Windows 10 Didn't Stop PC Sales from Dropping

Windows 10 Didn't Stop PC Sales from Dropping

Windows 10 was seen as the salvation of an entire industry when it came out this summer, since every time a new operating system from Microsoft came out, PC sales traditionally sparked a new wave of hardware sales. This time, unfortunately, it didn't.

Windows 10 is the weird duck in Microsoft's operating system portfolio. It came out as a free upgrade to all previous versions owners, and it didn't require any serious system upgrade to guarantee a flawless performance, the way Windows Vista and 7 did in their days. Countless examples show how the new operating system works flawlessly on so many old laptops and PCs, so it doesn't make sense why people should buy a new machine to run the new operating system.

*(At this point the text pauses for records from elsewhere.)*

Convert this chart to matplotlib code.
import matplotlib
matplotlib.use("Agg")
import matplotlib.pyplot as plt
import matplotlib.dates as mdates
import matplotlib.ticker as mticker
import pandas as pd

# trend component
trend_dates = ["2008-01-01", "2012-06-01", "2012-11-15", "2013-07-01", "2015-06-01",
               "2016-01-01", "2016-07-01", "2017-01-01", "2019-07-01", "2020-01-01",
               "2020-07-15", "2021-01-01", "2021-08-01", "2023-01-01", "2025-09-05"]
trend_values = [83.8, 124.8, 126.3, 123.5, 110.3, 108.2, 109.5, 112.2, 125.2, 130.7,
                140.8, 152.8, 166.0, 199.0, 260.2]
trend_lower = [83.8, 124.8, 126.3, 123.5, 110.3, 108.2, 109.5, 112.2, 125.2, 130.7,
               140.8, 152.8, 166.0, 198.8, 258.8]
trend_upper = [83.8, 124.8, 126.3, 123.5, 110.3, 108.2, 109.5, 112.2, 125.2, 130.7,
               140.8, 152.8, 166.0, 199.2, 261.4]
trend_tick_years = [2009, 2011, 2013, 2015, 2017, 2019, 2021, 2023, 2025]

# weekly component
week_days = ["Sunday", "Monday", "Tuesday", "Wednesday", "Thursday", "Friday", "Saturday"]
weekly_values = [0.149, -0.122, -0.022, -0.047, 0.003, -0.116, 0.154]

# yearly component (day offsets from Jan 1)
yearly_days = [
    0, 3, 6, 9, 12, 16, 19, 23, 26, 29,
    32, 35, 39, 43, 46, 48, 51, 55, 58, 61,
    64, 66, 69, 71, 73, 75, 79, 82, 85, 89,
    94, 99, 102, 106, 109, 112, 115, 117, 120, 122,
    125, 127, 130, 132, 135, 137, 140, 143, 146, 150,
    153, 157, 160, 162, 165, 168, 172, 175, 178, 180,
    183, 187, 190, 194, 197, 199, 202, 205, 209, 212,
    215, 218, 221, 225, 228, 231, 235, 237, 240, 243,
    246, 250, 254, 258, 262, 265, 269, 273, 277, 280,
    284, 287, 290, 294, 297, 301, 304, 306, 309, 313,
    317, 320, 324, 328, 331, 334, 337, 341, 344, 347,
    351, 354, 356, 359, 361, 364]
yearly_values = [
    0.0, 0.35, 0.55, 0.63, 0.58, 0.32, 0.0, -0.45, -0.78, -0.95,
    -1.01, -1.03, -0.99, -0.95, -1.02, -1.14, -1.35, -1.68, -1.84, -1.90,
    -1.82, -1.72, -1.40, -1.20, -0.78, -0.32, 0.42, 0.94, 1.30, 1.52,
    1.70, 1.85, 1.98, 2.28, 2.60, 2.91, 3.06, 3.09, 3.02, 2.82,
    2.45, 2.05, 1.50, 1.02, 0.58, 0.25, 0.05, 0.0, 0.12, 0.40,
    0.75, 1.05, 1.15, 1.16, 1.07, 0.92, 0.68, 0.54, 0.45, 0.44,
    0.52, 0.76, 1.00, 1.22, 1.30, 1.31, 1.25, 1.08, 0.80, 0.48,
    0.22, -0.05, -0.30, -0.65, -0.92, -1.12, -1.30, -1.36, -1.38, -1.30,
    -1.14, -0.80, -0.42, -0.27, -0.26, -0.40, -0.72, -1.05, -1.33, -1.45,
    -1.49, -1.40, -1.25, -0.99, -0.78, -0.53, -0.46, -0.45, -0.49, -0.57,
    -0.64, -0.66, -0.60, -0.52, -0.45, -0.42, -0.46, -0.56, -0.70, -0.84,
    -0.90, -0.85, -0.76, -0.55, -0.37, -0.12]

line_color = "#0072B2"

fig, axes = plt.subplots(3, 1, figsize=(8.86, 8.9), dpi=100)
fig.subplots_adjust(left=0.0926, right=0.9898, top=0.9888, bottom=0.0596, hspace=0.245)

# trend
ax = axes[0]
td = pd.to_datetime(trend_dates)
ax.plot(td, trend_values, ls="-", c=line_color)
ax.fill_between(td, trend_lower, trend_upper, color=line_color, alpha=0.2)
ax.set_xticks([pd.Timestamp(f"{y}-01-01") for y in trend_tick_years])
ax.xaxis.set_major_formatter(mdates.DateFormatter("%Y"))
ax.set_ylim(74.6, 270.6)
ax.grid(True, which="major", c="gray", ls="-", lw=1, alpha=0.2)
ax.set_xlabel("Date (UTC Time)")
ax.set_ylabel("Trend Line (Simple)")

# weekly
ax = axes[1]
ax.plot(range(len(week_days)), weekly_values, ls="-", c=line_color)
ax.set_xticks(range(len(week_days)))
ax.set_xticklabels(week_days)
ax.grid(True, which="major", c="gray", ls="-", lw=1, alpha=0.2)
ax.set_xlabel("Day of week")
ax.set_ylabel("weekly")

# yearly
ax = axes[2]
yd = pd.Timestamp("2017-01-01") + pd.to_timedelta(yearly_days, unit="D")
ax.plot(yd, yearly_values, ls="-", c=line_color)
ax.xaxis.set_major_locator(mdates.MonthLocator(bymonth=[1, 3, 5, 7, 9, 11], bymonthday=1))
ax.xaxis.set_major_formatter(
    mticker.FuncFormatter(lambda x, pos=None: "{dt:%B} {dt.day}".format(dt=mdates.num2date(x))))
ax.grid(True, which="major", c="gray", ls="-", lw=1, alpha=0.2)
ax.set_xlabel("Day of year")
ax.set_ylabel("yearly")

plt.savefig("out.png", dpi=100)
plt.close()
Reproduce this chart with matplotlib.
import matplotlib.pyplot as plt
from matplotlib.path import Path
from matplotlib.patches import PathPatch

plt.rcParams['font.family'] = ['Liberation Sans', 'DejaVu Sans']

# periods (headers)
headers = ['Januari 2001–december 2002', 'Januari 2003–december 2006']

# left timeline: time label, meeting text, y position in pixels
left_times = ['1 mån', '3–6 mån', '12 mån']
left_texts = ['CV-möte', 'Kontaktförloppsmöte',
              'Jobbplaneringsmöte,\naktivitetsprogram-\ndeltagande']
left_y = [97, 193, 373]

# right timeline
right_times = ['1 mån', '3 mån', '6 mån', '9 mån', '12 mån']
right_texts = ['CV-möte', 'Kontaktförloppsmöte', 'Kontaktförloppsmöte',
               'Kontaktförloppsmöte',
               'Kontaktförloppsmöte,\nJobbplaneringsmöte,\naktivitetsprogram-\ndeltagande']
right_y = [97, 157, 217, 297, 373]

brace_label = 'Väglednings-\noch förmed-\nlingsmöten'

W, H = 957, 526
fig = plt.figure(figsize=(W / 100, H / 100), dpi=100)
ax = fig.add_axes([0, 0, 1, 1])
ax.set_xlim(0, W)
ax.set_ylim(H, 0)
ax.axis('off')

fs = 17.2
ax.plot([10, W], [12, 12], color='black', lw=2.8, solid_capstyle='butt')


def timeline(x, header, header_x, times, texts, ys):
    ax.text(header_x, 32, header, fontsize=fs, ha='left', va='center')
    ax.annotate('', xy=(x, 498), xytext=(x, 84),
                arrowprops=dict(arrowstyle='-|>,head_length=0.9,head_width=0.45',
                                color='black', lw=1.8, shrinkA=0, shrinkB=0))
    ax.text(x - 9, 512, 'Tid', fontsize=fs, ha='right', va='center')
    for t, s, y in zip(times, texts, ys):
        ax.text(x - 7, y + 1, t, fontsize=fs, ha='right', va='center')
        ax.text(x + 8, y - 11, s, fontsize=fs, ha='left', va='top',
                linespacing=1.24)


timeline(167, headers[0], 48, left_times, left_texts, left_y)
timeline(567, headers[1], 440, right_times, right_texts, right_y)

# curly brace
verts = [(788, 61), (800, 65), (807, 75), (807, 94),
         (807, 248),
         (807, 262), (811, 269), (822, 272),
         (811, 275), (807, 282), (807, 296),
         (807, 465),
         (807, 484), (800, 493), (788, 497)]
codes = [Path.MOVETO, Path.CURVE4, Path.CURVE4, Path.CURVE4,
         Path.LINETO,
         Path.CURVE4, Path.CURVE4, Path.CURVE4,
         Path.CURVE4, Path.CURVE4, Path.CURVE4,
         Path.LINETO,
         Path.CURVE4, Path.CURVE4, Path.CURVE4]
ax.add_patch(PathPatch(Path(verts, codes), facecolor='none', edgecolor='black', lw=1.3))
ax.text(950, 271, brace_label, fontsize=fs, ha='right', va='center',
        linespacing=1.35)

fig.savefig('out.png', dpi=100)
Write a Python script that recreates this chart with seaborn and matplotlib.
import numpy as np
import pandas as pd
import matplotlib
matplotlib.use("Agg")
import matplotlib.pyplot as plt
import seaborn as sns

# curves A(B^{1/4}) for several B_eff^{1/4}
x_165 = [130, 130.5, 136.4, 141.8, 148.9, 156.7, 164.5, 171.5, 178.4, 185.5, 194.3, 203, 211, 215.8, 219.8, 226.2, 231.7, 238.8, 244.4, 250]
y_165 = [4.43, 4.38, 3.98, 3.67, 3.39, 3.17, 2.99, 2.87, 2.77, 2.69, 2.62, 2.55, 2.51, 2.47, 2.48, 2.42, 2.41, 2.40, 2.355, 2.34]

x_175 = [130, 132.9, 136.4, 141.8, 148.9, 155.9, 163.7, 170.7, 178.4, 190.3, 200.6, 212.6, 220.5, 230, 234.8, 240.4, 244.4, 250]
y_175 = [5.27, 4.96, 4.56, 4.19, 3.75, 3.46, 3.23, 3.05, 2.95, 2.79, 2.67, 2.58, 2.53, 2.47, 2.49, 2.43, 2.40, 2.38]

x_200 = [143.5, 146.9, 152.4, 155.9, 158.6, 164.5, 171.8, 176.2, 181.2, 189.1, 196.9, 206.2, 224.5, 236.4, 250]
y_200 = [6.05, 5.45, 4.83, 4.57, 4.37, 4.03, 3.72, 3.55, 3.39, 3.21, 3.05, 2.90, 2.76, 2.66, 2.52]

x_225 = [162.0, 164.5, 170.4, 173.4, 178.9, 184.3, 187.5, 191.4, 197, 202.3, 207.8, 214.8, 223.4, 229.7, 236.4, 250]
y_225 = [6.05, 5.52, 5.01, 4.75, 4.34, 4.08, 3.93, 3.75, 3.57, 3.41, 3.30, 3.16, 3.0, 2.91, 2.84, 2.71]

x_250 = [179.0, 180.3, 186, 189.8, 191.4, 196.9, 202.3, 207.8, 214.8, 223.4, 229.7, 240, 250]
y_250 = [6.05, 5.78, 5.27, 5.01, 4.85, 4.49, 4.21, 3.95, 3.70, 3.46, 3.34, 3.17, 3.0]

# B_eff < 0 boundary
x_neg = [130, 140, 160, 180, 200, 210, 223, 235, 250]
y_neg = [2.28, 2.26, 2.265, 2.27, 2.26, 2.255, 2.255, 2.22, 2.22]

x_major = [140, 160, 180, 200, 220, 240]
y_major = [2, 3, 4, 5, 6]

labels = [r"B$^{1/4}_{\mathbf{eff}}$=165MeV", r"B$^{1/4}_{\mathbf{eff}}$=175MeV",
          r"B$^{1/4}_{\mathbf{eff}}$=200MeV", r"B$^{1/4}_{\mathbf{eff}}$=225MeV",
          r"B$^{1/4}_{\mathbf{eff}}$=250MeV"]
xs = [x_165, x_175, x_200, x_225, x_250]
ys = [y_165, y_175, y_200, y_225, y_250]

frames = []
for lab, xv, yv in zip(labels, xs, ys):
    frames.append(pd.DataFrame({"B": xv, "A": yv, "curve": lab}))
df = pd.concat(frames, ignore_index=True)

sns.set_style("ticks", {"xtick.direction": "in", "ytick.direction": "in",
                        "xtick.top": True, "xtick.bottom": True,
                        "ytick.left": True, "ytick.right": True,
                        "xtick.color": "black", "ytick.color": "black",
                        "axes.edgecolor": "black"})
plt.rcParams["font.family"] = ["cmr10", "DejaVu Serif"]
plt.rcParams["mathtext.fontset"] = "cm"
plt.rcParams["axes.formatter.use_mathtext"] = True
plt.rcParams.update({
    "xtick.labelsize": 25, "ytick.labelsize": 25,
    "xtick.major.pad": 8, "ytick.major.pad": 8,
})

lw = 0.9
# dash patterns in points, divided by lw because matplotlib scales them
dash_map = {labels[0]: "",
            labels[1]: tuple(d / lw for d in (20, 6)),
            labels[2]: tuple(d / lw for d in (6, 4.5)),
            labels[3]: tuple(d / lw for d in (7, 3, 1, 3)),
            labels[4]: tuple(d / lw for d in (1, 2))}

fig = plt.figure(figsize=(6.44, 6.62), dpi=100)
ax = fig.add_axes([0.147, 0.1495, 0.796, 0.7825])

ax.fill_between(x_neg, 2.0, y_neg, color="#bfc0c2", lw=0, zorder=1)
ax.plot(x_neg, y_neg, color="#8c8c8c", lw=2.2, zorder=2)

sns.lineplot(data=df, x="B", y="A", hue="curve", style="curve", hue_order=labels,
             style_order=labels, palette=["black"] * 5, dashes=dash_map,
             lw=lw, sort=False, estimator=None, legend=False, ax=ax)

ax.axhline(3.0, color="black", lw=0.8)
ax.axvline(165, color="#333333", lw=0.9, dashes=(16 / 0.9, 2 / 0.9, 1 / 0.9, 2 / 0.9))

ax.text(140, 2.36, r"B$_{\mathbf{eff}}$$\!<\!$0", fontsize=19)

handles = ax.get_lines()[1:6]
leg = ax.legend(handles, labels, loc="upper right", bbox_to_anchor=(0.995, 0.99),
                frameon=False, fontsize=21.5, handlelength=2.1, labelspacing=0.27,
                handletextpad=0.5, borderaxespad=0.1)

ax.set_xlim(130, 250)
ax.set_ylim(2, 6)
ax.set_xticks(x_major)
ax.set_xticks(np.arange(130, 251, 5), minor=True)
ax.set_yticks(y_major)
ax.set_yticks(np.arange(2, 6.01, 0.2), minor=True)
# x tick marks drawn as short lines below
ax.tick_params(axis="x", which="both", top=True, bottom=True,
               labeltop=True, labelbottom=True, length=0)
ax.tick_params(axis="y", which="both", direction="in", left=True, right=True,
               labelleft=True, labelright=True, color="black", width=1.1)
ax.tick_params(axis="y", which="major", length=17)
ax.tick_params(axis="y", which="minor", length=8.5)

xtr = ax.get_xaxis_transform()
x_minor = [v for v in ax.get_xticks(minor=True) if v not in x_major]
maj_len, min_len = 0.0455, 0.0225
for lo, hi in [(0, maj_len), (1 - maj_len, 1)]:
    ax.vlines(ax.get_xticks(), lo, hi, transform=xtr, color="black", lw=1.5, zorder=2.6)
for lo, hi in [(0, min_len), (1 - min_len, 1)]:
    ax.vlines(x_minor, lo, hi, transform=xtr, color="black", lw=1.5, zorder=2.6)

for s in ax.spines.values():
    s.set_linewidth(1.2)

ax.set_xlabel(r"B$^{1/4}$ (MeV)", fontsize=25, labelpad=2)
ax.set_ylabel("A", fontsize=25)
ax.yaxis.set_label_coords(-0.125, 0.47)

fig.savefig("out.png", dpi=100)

In this regard, surveys made by Gardner and IDC show that computer sales kept dropping several points year-over-year (between 7.7 and 10.8 percent) in the third quarter of 2015, right when the new operating system arrived.

Apparently this situation didn't surprise anyone since lots of retailers still sold old tech while Intel, the other main industry driver, had shipping issues regarding its newest "Skylake" CPU. This way retailers had to convince clients to buy Windows 10 laptops equipped with old hardware, something that didn't really work.
Intel and Microsoft share the heaviest responsibility for the current IT market crisis

However, this problem might be rectified in time since Skylake models are being pushed more in the mobile computing market and more models start arriving in retail stores. But if it doesn't, then the industry really has a major problem ahead.

Over the last few months, there have been many analysts that tried to figure out exactly why PC sales are falling and who's to blame, and besides Microsoft and Intel that both have to share a major responsibility for the current situation, macroeconomic events like the strengthening of the US dollar and the current Chinese market, coupled with an increased Chinese demand for tablets and 2-in-1s, saw companies like Lenovo, HP and AMD take the brunt of this major market trend change.

Although PC games and overall gaming entertainment industry is still going strong, the need to cater to more and more low-end PC users has left the hardware companies lacking in sales, and a restart of that trend currently needs a major impetus that both Intel and Microsoft have failed to deliver.

If no one is able to deliver that after all, the whole IT industry will have to get accustomed with this new reality and become ready to witness some spectacular falls from grace.